In the past, FedEx (FDX) has rewarded its investors with returns that were better than the market. The company’s stock has beaten market returns substantially in the past decade. In the last ten years, FedEx has returned 102% to investors—compared to the SPDR S&P 500 ETF Trust (SPY) at 74%. In the same period, United Parcel Service (UPS) returned 42%, while smaller rivals Air T (AIRT) and Air Transport (ATSG) returned 16% and 28.5%, respectively. Other logistic providers include Expeditors International (EXPD) and Con-way (CNW).

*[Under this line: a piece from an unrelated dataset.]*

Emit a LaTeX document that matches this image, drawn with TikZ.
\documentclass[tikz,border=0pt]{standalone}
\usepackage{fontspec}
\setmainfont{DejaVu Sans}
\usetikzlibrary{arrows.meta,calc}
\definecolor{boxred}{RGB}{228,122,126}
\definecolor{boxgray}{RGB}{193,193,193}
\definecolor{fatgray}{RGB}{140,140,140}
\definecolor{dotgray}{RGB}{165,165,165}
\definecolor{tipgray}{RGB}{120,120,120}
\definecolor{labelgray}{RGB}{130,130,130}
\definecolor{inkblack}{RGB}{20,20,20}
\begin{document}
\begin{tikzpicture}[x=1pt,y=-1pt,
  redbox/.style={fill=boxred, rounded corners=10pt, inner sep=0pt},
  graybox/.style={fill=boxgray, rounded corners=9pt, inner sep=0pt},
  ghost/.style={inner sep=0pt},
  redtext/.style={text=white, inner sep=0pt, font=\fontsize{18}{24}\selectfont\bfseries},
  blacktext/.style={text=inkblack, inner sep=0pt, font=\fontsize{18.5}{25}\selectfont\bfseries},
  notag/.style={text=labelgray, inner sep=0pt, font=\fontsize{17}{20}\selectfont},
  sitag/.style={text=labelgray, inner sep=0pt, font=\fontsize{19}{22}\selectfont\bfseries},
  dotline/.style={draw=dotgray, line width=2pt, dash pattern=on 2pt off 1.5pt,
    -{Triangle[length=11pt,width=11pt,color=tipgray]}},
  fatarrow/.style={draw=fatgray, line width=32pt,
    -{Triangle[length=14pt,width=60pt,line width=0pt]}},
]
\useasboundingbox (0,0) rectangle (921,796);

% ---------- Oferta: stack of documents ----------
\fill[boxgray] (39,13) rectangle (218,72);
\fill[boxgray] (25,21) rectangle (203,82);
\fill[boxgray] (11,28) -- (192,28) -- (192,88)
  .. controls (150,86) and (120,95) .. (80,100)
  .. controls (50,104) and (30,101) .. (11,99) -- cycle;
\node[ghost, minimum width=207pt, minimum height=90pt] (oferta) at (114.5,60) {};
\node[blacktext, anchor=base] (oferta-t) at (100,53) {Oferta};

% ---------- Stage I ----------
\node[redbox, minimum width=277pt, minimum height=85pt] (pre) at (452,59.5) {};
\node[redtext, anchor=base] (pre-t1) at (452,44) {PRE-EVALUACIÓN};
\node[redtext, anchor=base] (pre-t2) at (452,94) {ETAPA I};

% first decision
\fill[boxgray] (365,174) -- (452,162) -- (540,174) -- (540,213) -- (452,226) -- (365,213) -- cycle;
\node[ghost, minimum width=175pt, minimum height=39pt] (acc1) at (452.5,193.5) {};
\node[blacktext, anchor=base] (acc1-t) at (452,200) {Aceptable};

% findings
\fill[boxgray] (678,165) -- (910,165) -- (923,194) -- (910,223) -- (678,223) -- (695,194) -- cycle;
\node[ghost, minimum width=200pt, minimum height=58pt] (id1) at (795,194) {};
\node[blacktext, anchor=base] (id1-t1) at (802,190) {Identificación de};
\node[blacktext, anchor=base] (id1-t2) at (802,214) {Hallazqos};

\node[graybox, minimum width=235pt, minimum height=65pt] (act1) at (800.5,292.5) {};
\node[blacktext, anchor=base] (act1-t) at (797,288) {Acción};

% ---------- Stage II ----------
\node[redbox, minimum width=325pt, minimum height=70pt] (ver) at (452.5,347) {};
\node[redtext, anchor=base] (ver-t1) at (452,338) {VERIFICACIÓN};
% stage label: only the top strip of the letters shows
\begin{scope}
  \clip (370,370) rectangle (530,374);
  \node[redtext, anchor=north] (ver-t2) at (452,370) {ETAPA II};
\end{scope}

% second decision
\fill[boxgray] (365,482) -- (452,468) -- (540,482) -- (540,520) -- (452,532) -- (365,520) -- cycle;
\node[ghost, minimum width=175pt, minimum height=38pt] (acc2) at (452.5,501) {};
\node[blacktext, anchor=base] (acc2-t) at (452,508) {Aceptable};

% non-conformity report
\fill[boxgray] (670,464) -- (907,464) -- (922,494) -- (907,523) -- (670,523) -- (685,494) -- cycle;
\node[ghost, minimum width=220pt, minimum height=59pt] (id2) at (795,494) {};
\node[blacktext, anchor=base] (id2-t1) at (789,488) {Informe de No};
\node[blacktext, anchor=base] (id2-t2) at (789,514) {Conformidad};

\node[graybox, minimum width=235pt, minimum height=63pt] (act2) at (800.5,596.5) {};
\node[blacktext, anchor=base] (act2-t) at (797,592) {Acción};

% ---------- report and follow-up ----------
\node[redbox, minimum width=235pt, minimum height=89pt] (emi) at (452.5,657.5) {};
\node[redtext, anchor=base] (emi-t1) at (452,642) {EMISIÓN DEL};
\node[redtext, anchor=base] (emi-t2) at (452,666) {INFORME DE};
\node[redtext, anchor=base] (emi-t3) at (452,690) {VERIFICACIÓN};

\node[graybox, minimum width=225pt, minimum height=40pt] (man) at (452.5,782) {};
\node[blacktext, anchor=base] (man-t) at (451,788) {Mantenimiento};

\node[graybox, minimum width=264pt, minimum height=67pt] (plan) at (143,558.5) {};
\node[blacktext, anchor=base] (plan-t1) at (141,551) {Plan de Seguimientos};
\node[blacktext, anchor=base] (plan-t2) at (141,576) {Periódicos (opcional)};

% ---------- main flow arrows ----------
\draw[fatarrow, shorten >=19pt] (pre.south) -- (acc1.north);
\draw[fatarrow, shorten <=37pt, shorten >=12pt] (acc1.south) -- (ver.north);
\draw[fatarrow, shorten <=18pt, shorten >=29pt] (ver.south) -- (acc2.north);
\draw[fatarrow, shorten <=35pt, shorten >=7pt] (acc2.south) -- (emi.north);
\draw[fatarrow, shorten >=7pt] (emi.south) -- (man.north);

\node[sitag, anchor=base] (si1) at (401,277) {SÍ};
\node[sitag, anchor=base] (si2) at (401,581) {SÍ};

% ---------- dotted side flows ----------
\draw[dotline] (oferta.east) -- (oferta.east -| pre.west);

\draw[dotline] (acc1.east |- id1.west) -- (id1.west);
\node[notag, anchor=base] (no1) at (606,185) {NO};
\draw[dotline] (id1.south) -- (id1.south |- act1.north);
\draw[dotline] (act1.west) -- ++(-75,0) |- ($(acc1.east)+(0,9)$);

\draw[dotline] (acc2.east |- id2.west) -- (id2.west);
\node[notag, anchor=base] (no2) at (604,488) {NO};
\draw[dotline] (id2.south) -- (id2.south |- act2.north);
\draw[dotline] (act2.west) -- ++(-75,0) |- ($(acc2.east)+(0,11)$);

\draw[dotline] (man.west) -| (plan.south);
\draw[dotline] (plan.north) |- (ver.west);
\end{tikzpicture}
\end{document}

The performance is also replicated in the last five years with FedEx returning ~124%, UPS at 61%, SPY at 89%, Air T at 76%, and Air Transport at 89%. However, in the last year, smaller rivals have been able to outpace FedEx’s performance. In the last year, Air Transport has returned 26%, while Air T has returned 51%—compared to FedEx’s 19%. UPS shares fell by 2%.
Companies use dividends as a way to reward their long-term and loyal investors. Even though FedEx has had a steady dividend payout for its investors over the years, the dividend value is lower compared to most of its competitors. The company has accelerated the dividend payout by 33% and 25% in the last two increments, but it falls short of the industry average.
FedEx’s annual dividend now stands at $1 per share, after a 25% hike. The current yield is 0.56% and payout ratio is 11.2% of earnings—far below its competitors.
The company has spent billions of dollars on share buyback. In 2014, FedEx repurchased an aggregate of $4.9 billion shares through open market purchases.